### SOURCE DATA
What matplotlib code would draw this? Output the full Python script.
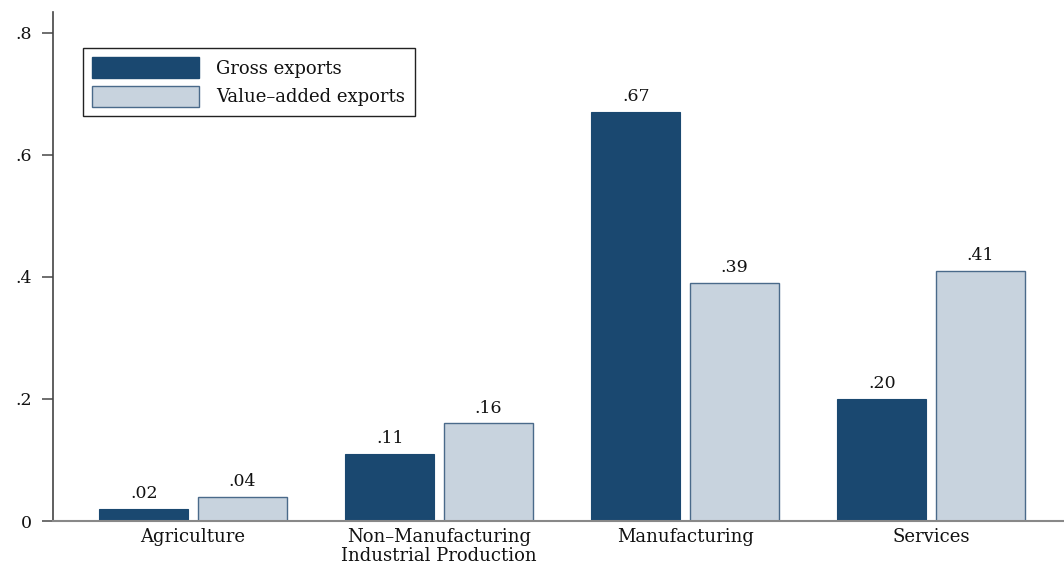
import matplotlib
matplotlib.use("Agg")
import matplotlib.pyplot as plt
import numpy as np
from matplotlib.patches import Patch

categories = ["Agriculture", "Non\u2013Manufacturing\nIndustrial Production", "Manufacturing", "Services"]
gross = [0.02, 0.11, 0.67, 0.20]
value_added = [0.04, 0.16, 0.39, 0.41]
series_names = ["Gross exports", "Value\u2013added exports"]
yticks = [0, 0.2, 0.4, 0.6, 0.8]
ytick_labels = ["0", ".2", ".4", ".6", ".8"]

dark = "#1a4870"
light = "#c8d3de"
edge = "#4a6a8a"

plt.rcParams['font.family'] = ['DejaVu Serif']

fig = plt.figure(figsize=(10.64, 5.65), dpi=100)
ax = fig.add_axes([53/1064, 1-521/565, 1-53/1064, (521-12)/565])

x = np.arange(len(categories))
w = 0.362
off = 0.2
ax.bar(x - off, gross, width=w, color=dark, edgecolor=dark, linewidth=0.8)
ax.bar(x + off, value_added, width=w, color=light, edgecolor=edge, linewidth=1.0)

def fmt(v):
    s = f"{v:.2f}"
    return s[1:] if s.startswith("0") else s

fs = 12.5
for xs, vals in ((x - off, gross), (x + off, value_added)):
    for xi, v in zip(xs, vals):
        ax.text(xi, v + 0.011, fmt(v), ha="center", va="bottom", fontsize=fs, color="#111111")

ax.set_xlim(-0.569, 3.54)
ax.set_ylim(0, 0.834)
ax.set_yticks(yticks)
ax.set_yticklabels(ytick_labels, fontsize=fs)
ax.set_xticks(x)
ax.set_xticklabels(categories, fontsize=13, linespacing=1.1, color="#111111")
ax.tick_params(axis="x", length=0, pad=5)
ax.tick_params(axis="y", length=8, width=1.2, color="#555555", pad=7, labelcolor="#111111")
for s in ("top", "right"):
    ax.spines[s].set_visible(False)
ax.spines["left"].set_color("#444444")
ax.spines["left"].set_linewidth(1.2)
ax.spines["bottom"].set_color("#888888")
ax.spines["bottom"].set_linewidth(1.5)

lfs = 13
handles = [Patch(facecolor=dark, edgecolor=dark), Patch(facecolor=light, edgecolor=edge)]
leg = ax.legend(handles, series_names, loc="upper left",
                bbox_to_anchor=((83-53)/(1064-53), (521-48)/(521-12)),
                fontsize=lfs, handlelength=5.92, handleheight=1.39, handletextpad=0.94,
                labelspacing=0.44, borderpad=0.52, fancybox=False, framealpha=1,
                edgecolor="#222222", borderaxespad=0)
leg.get_frame().set_linewidth(1.0)
for t in leg.get_texts():
    t.set_color("#111111")

fig.savefig("out.png", dpi=100)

### WHAT THIS TASK INVOLVES
Write down every line from the opening of the listing to the line with "return s[1:] if", both included, and nothing else; the pictures are omitted.

### THE ANSWER
What matplotlib code would draw this? Output the full Python script.
import matplotlib
matplotlib.use("Agg")
import matplotlib.pyplot as plt
import numpy as np
from matplotlib.patches import Patch

categories = ["Agriculture", "Non\u2013Manufacturing\nIndustrial Production", "Manufacturing", "Services"]
gross = [0.02, 0.11, 0.67, 0.20]
value_added = [0.04, 0.16, 0.39, 0.41]
series_names = ["Gross exports", "Value\u2013added exports"]
yticks = [0, 0.2, 0.4, 0.6, 0.8]
ytick_labels = ["0", ".2", ".4", ".6", ".8"]

dark = "#1a4870"
light = "#c8d3de"
edge = "#4a6a8a"

plt.rcParams['font.family'] = ['DejaVu Serif']

fig = plt.figure(figsize=(10.64, 5.65), dpi=100)
ax = fig.add_axes([53/1064, 1-521/565, 1-53/1064, (521-12)/565])

x = np.arange(len(categories))
w = 0.362
off = 0.2
ax.bar(x - off, gross, width=w, color=dark, edgecolor=dark, linewidth=0.8)
ax.bar(x + off, value_added, width=w, color=light, edgecolor=edge, linewidth=1.0)

def fmt(v):
    s = f"{v:.2f}"
    return s[1:] if s.startswith("0") else s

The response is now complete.